S.P.S., an ex-com who works as assistant mason in the same company had similar experiences. “They would always ask for my criminal history and I would see the potential job vanish,”said S. “They will never say it openly, but we know it. We have already paid our debt to society, we have suffered through what we had to, and it still goes on,”said S. The ex-con was a shop owner before his period in the corrections system, and he is still adapting to the new job. “It is heavy work but it is something positive,” he said.
Job training
The Regresso Project also plans to graduate approximately 1000 prison inmates through job training courses offered by the SESI and SENAI respectively. There are courses already being offered in masonry, bakery, computer science and apparels by the Apac in Minas Gerais, as well as continuing education for youths and adults.
According to Maurílio Pedrosa, the Project was born out of a diagnostic made by the Apac system in 2008, that came to the conclusion that 80% of prison inmates are functionally illiterate. 25% had never had a job, and many were unqualified for their jobs. IMPP projects coordinator Enéas Alessandro da Silva Melo highlights that the first concern of the Institute was in improving inmate job skills. This eventually led the institute to embrace ex-cons job prospects.
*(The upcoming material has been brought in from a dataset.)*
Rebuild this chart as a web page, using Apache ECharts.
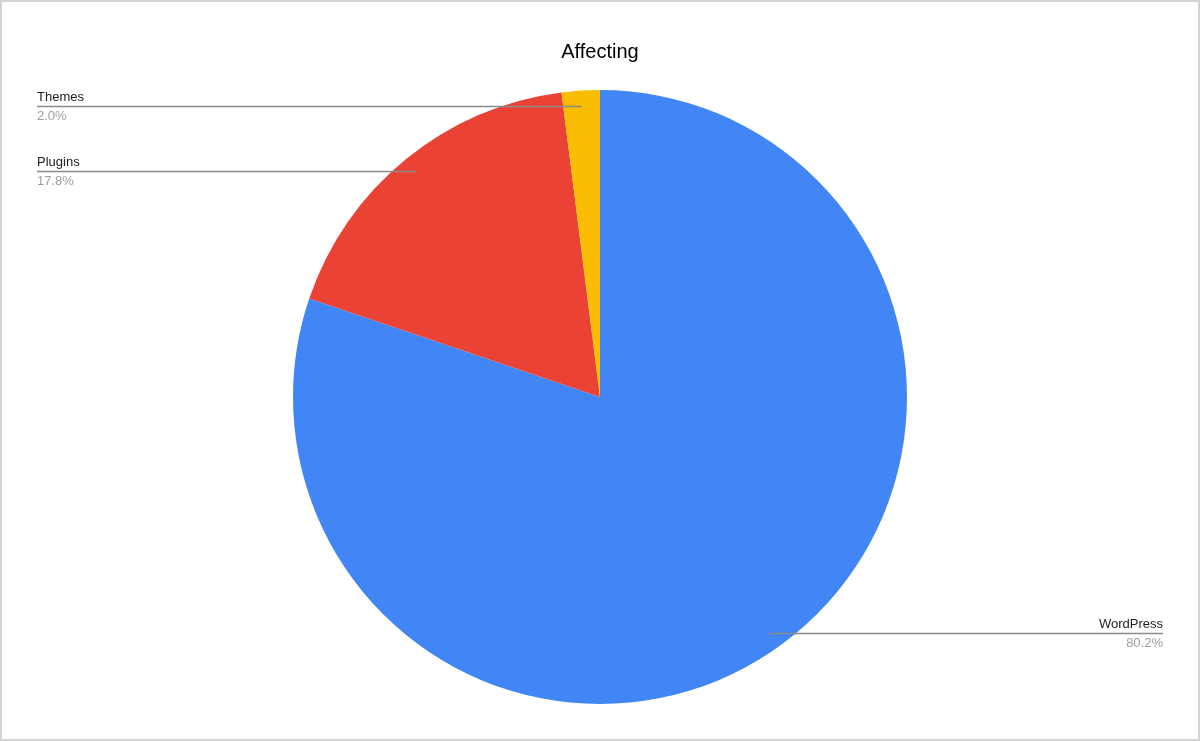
<!DOCTYPE html>
<html>
<head>
<meta charset="utf-8">
<script src="https://cdn.jsdelivr.net/npm/echarts@6/dist/echarts.min.js"></script>
<style>
html,body{margin:0;padding:0;background:#fff;}
#chart{width:1200px;height:741px;}
#frame{position:absolute;left:0;top:0;width:1200px;height:741px;box-sizing:border-box;border:2px solid #d4d4d4;pointer-events:none;}
</style>
</head>
<body>
<div id="chart"></div>
<div id="frame"></div>
<script>
var categories = ['WordPress', 'Plugins', 'Themes'];
var values = [80.2, 17.8, 2.0];
var colors = ['#4285F4', '#EA4335', '#FBBC04'];

var data = categories.map(function (c, i) {
  return { name: c, value: values[i], itemStyle: { color: colors[i] } };
});
var labelData = categories.map(function (c, i) {
  return { name: c, value: values[i] };
});

var chart = echarts.init(document.getElementById('chart'));
chart.setOption({
  animation: false,
  title: {
    text: 'Affecting',
    left: 'center',
    top: 37,
    textStyle: { fontFamily: 'Liberation Sans, Arial', fontSize: 20, fontWeight: 'normal', color: '#000' }
  },
  series: [
    {
      type: 'pie',
      z: 1,
      center: [600, 397],
      radius: [0, 307],
      startAngle: 90,
      clockwise: true,
      silent: true,
      label: { show: false },
      labelLine: { show: false },
      itemStyle: { borderWidth: 0 },
      data: data
    },
    {
      type: 'pie',
      z: 10,
      zlevel: 1,
      center: [600, 397],
      radius: [0, 291],
      startAngle: 90,
      clockwise: true,
      silent: true,
      avoidLabelOverlap: false,
      itemStyle: { color: 'rgba(0,0,0,0)', borderWidth: 0 },
      label: {
        show: true,
        position: 'outside',
        alignTo: 'edge',
        edgeDistance: 37,
        formatter: function (p) {
          return '{n|' + p.name + '}\n{p|' + p.value.toFixed(1) + '%}';
        },
        rich: {
          n: { fontFamily: 'Liberation Sans, Arial', fontSize: 13, color: '#222', lineHeight: 19 },
          p: { fontFamily: 'Liberation Sans, Arial', fontSize: 13, color: '#9e9e9e', lineHeight: 19 }
        }
      },
      labelLine: {
        show: true,
        length: 0,
        length2: 10,
        lineStyle: { color: '#8a8a8a', width: 1.5 }
      },
      labelLayout: function (p) {
        var pts = p.labelLinePoints;
        if (!pts) return {};
        var r = p.labelRect;
        var np = pts.map(function (a) { return a.slice(); });
        var last = np[np.length - 1];
        var isLeft = last[0] < np[0][0];
        last[0] = isLeft ? r.x : r.x + r.width;
        return { labelLinePoints: np };
      },
      data: labelData
    }
  ]
});
</script>
</body>
</html>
Photo caption: View of a Masb construction site, the company employs ex-cons from Minas Gerais
Ex-com L.J.B who is currently on parole was one of the beneficiaries of these courses. He is currently employed at Masb as an electrician, after having completed three courses in job training at Senai. “I used to be service provider, I lost my truck, my piece of land, I was left with nothing but air,”said L. “Now I am turning my life around, I see that I can do other things, work has been a real discovery for me,” he said. “We are prepared to discover our own place,” he said.